Source: https://tech.yahoo.com/ai/copilot/articles/microsoft-ditching-claude-code-copilot-133318848.html

Article snippet:

Last year, Microsoft CEO Satya Nadella revealed that the company writes up to 30% of its code using generative AI. As it now happens, Microsoft is reportedly planning to reduce the use of Anthropic’s Claude Code — a move designed to push its employees toward GitHub Copilot CLI.

For context, The Verge’s Tom Warren reported that Microsoft started opening access to Claude Code for its employees in December, including developers, project managers, and designers, allowing them to interact and experiment with the AI-coding assistant directly in their workflows.

Warren reports that Claude Code gained vast popularity among Microsoft employees over the past six months, which has seemingly led to a pullback on its Claude Code push in favor of its own GitHub Copilot CLI. “While Claude Code has been a popular addition, it has also undermined Microsoft’s new GitHub Copilot CLI coding tool,” Warren explained.

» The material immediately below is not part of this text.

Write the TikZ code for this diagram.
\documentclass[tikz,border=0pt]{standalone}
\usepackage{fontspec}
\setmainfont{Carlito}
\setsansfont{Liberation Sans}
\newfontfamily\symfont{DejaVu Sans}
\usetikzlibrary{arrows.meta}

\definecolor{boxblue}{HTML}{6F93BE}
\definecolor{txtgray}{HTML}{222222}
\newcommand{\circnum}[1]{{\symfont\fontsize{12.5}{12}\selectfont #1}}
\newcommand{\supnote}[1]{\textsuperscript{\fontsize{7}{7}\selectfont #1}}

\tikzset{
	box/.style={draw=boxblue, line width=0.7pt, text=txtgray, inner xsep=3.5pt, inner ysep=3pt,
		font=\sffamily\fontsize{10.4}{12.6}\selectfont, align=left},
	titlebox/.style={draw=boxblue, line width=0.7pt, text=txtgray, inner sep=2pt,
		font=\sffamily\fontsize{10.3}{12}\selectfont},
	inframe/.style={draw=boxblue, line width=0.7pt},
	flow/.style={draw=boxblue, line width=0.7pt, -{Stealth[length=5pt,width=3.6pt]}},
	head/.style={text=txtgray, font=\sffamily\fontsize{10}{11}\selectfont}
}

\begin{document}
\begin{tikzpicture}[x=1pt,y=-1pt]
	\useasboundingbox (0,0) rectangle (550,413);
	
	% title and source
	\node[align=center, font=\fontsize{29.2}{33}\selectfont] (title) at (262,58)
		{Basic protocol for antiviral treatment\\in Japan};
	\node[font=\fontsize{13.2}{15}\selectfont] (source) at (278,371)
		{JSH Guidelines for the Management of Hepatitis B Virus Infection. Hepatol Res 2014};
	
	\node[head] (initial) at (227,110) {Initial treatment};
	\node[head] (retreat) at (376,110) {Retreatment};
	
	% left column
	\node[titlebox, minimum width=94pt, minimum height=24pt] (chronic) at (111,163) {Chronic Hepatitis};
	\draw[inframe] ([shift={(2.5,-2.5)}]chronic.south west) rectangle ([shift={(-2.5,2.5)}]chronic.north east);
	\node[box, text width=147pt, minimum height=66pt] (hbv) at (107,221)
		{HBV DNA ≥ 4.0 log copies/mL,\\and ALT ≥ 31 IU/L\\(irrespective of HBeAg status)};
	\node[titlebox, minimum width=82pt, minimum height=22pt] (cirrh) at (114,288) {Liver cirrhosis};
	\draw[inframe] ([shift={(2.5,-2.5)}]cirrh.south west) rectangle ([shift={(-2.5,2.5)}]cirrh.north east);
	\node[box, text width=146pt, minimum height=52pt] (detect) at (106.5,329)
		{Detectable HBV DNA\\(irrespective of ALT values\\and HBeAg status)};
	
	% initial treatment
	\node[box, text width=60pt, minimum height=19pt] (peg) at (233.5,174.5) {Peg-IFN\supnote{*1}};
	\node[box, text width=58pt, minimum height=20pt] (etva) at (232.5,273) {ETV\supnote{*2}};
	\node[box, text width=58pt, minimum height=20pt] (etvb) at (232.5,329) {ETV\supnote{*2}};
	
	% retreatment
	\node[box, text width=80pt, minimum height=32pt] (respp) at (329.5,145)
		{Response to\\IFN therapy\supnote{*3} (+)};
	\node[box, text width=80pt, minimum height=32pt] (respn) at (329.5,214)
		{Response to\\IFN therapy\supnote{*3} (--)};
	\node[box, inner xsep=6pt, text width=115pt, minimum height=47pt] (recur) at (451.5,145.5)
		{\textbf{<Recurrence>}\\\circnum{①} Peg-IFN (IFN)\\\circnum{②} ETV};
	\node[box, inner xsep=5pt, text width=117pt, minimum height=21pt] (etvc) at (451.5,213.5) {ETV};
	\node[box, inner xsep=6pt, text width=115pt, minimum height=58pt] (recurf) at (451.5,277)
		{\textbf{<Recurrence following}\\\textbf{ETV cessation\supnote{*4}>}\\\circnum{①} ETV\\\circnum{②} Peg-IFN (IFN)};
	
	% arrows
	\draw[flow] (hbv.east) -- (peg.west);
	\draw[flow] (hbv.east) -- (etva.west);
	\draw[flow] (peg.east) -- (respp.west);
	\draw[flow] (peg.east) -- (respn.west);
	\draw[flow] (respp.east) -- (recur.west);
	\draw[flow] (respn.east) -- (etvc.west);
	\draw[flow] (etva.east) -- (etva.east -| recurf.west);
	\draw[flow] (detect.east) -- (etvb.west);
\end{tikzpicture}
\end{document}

Uber burns its 2026 AI budget in four months on Claude Code

Source: https://www.forbes.com/sites/janakirammsv/2026/05/17/uber-burns-its-2026-ai-budget-in-four-months-on-claude-code/

Article snippet:

Uber exhausted its entire 2026 artificial intelligence budget by April, four months into the calendar year, after Anthropic’s Claude Code spread across roughly 5,000 engineers faster than the company’s finance models had anticipated. Chief Technology Officer Praveen Neppalli Naga confirmed the overrun to The Information, saying the company was back to the drawing board on its assumptions. Uber’s total research and development spend reached $3.4 billion in 2025, up 9 percent year over year, which makes the budget collapse less about scale and more about a pricing model that enterprise finance teams have not learned how to manage.